Caden got sick this month, throwing up and then having some particularly nasty diapers every day for a week (like...10-12 times a day.  Gross.).  I felt so bad because he was absolutely NOT himself, but it stretched out for so many days that I couldn't even remember what his normal self WAS anymore.  He was whiney, clingy, wanting something different every 3.9 seconds, and generally, just a pain to take care of.  Luckily he is better now, and is in the BEST of Caden moods every day.  Smiling, laughing, running around, and testing limits (though it's hard to get too mad at him for throwing things when he thinks it's so dang funny).  
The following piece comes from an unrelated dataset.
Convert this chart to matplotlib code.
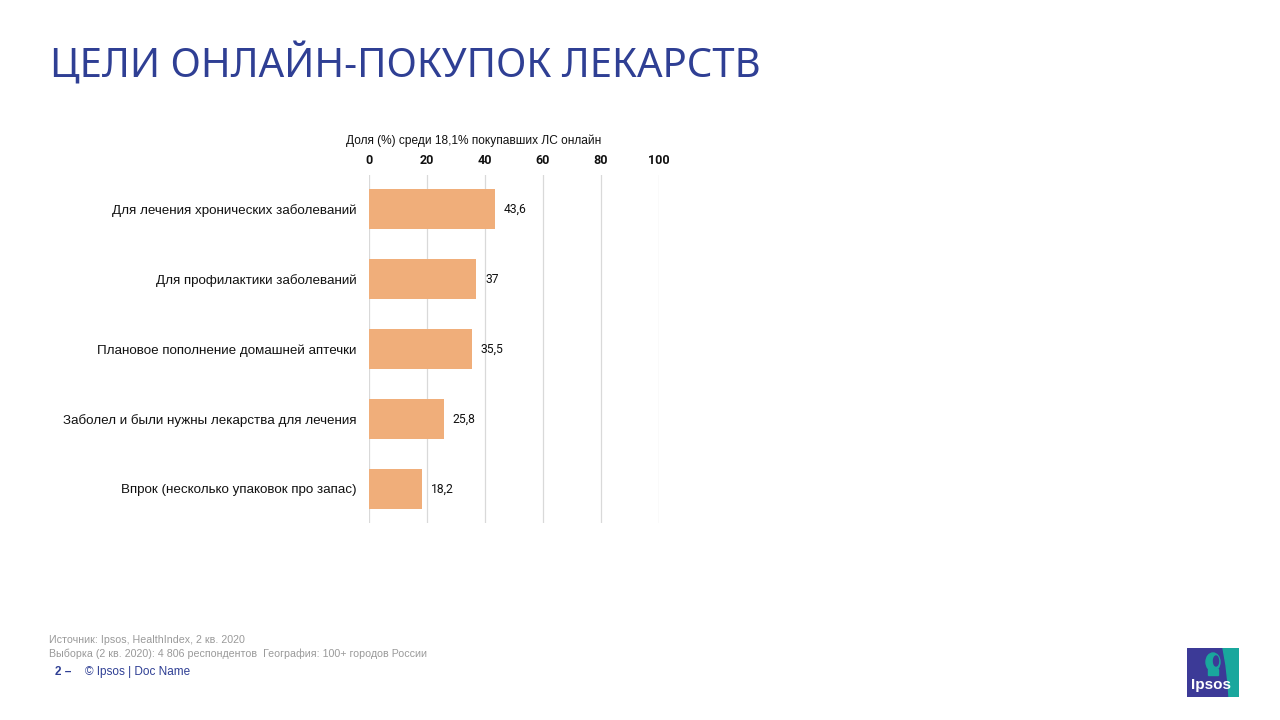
import matplotlib
matplotlib.use("Agg")
import matplotlib.pyplot as plt
from matplotlib.patches import Rectangle, Polygon, Ellipse

plt.rcParams['font.family'] = ['Liberation Sans', 'DejaVu Sans']

categories = [
    "Для лечения хронических заболеваний",
    "Для профилактики заболеваний",
    "Плановое пополнение домашней аптечки",
    "Заболел и были нужны лекарства для лечения",
    "Впрок (несколько упаковок про запас)",
]
values = [43.6, 37, 35.5, 25.8, 18.2]
value_labels = ["43,6", "37", "35,5", "25,8", "18,2"]
ticks = [0, 20, 40, 60, 80, 100]

NUM_FONT = ["Roboto", "DejaVu Sans"]

W, H = 1280, 720
fig = plt.figure(figsize=(12.8, 7.2), dpi=100)
fig.patch.set_facecolor("white")

ax = fig.add_axes([369 / W, 1 - 523 / H, 290 / W, 348 / H])
pos = list(range(len(categories)))
ax.barh(pos, values, height=0.57, color="#F0AE7A", zorder=3)
ax.set_xlim(0, 100)
ax.set_ylim(len(categories) - 0.514, -0.486)
ax.set_xticks(ticks)
ax.set_xticklabels([str(t) for t in ticks], fontsize=9, fontweight="bold",
                   color="#111111", family=NUM_FONT)
ax.xaxis.tick_top()
ax.tick_params(axis="x", length=0, pad=5.5)
ax.set_yticks(pos)
ax.set_yticklabels(categories, fontsize=9.65, color="#111111")
ax.tick_params(axis="y", length=0, pad=9)
for s in ax.spines.values():
    s.set_visible(False)
ax.grid(axis="x", color="#D9D9D9", linewidth=0.9, zorder=0)
for p, v, lab in zip(pos, values, value_labels):
    ax.text(v + 3.0, p, lab, va="center", ha="left", fontsize=8.7,
            color="#111111", family=NUM_FONT)

fig.text(346 / W, 1 - 141 / H, "Доля (%) среди 18,1% покупавших ЛС онлайн",
         fontsize=8.6, color="#111111", ha="left", va="center")

fig.text(50 / W, 1 - 77 / H, "ЦЕЛИ ОНЛАЙН-ПОКУПОК ЛЕКАРСТВ",
         fontsize=28.85, color="#2F3F94", ha="left", va="baseline",
         family=["Noto Sans", "DejaVu Sans"])

fig.text(49 / W, 1 - 640 / H, "Источник: Ipsos, HealthIndex, 2 кв. 2020",
         fontsize=7.7, color="#9A9A9A", ha="left", va="center")
fig.text(49 / W, 1 - 654 / H,
         "Выборка (2 кв. 2020): 4 806 респондентов  География: 100+ городов России",
         fontsize=7.7, color="#9A9A9A", ha="left", va="center")
fig.text(55 / W, 1 - 672 / H, "2 –", fontsize=8.5, fontweight="bold",
         color="#2F3F94", ha="left", va="center")
fig.text(85 / W, 1 - 672 / H, "© Ipsos | Doc Name", fontsize=8.5,
         color="#2F3F94", ha="left", va="center")

# Ipsos logo
lax = fig.add_axes([1187 / W, 1 - 697 / H, 52 / W, 49 / H])
lax.set_xlim(0, 52)
lax.set_ylim(0, 49)
lax.axis("off")
lax.add_patch(Rectangle((0, 0), 52, 49, color="#3C3A97"))
lax.add_patch(Polygon([[36, 49], [52, 49], [52, 0], [42, 0], [41, 14], [39, 32]],
                      closed=True, color="#19A79D"))
lax.add_patch(Ellipse((26, 35), 14, 18, color="#19A79D"))
lax.add_patch(Rectangle((21, 22), 10, 6, color="#19A79D"))
lax.add_patch(Ellipse((29, 36), 5, 10, color="#3C3A97"))
lax.text(24, 12, "Ipsos", color="white", fontsize=11, fontweight="bold",
         ha="center", va="center")

fig.savefig("out.png", dpi=100, facecolor="white")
Brooklyn was also sick, though it affected her mood a lot less.  I think she kind of got ignored in taking care of Caden...no wonder she's better at playing by herself!  She mimics words and everyday actions constantly.  If she finds a stray (clean) diaper, she'll lay on her back, legs in the air, waving the diaper around like she's saying, "change me!".  She copies me cleaning with towels or paper towels, and has really started with "pretend" play: washing her hands or cooking in her toy kitchen and hugging/rocking her baby dolls.
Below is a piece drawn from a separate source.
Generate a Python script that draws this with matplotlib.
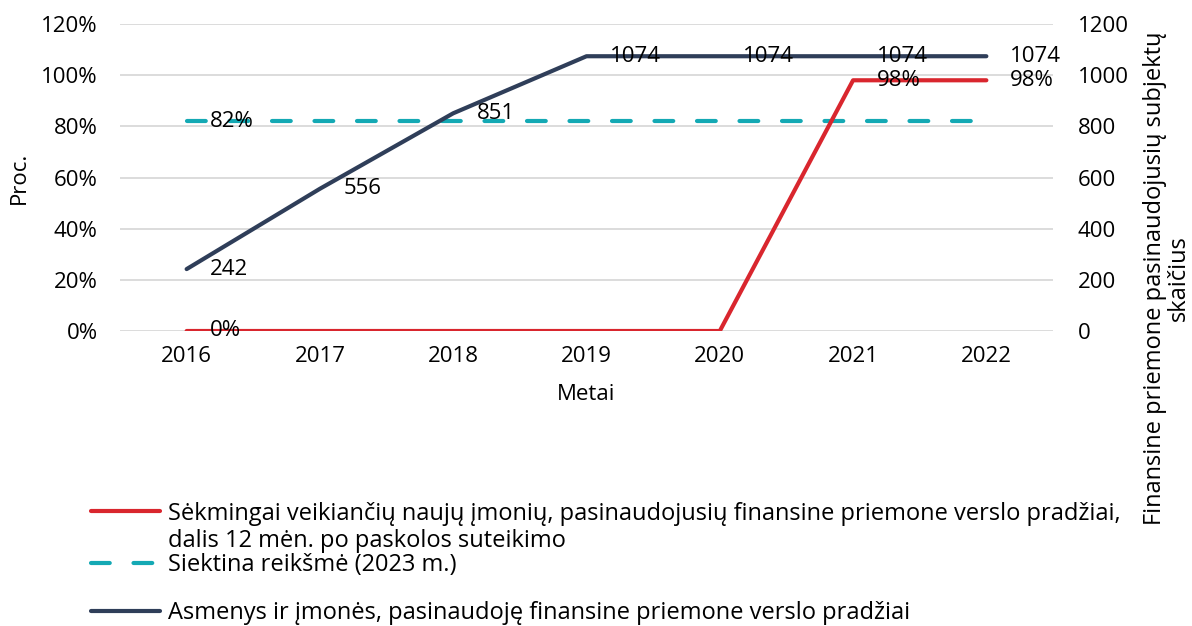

Their independence is exploding, and it's a relief to take them to the park now and not have to be by their side every single second.  They are often content to play in the sand by themselves, and so confident with going up and down the stairs that I can watch them from afar.  They are generally bigger and stronger now, and can crawl up and down from things with such ease that even a month ago were a challenge.  Tyson and I agree that 12-17 months or so were rough months in terms of the constant care it seemed they needed, but 18 months is now our favorite age!  They are fun, interactive, good-natured, and naturally curious about everything.  

 






 








 















Friday, September 18, 2015

So Your Power Goes Out at Dinnertime

  1. Power goes out.  All the lights, TV, oven, washer, microwave, power off on a cloudy evening, leaving you in a nearly dark and now eerily quiet room with two small toddlers.
  2. Power flickers back on.  For about 1.2 seconds.
  3. Power goes out again.
  4. Power flickers back on.  For about .83 seconds.
  5. Power goes out and stays out.  Toddlers panic.
  6. You panic.
  7. It's 10 minutes to dinnertime.
  8. Look at oven, where dinner is sitting, half-cooked.
  9. I know!  I'll just put it in the microwave!
  10. Oh, wait...
  11. Um...
  12. Toddlers cling to you for dear life.
  13. I guess we'll go...out?
  14. Change a diaper with one child wrapped around your upper body like a small monkey.
  15. Frantically pack diaper bag in the mostly-darkness.
  16. Try to find three pairs of matching shoes.
  17. Open door to hallway.  Hallway is also (duh) pitch dark.
  18. Hallway is scary.  22-lb. toddlers both need to be carried.
  19. Get toddlers to car, in car, and to restaurant.
  20. Restaurant specializes in burgers.  Order burger.
  21. When burger arrives, wonder why on EARTH you ordered a burger when you've had a weird aversion this entire pregnancy to ground beef in any shape or form, you IDIOT.  Take two small bites and nearly vomit in disgust.
  22. Eat mostly french fries.  
  23. Leave restaurant in the pouring rain.  Toddlers are encased in stroller, but by the time two kids and a stroller are packed into the van, you are a wet mess.
  24. Hair is totally a puffy-humidity-frizz-ball.  You realize you have a lot else going on at the moment but come ON.
  25. Get home.  Lights, TV, washer, are all brightly, noisily, gloriously back on.  (But not the oven, because you are an ADULT and realized it should probably be turned off before you left, in case it came back on while you were gone, and you're not really sure why but it seems like the right thing to do so blah blah REASONS.)  Sigh in relief.



Monday, September 14, 2015

Post Weekend

Thank the Lord for weekends.

And for fall.

And for fresh-baked apple cider donuts sprinkled with sugar.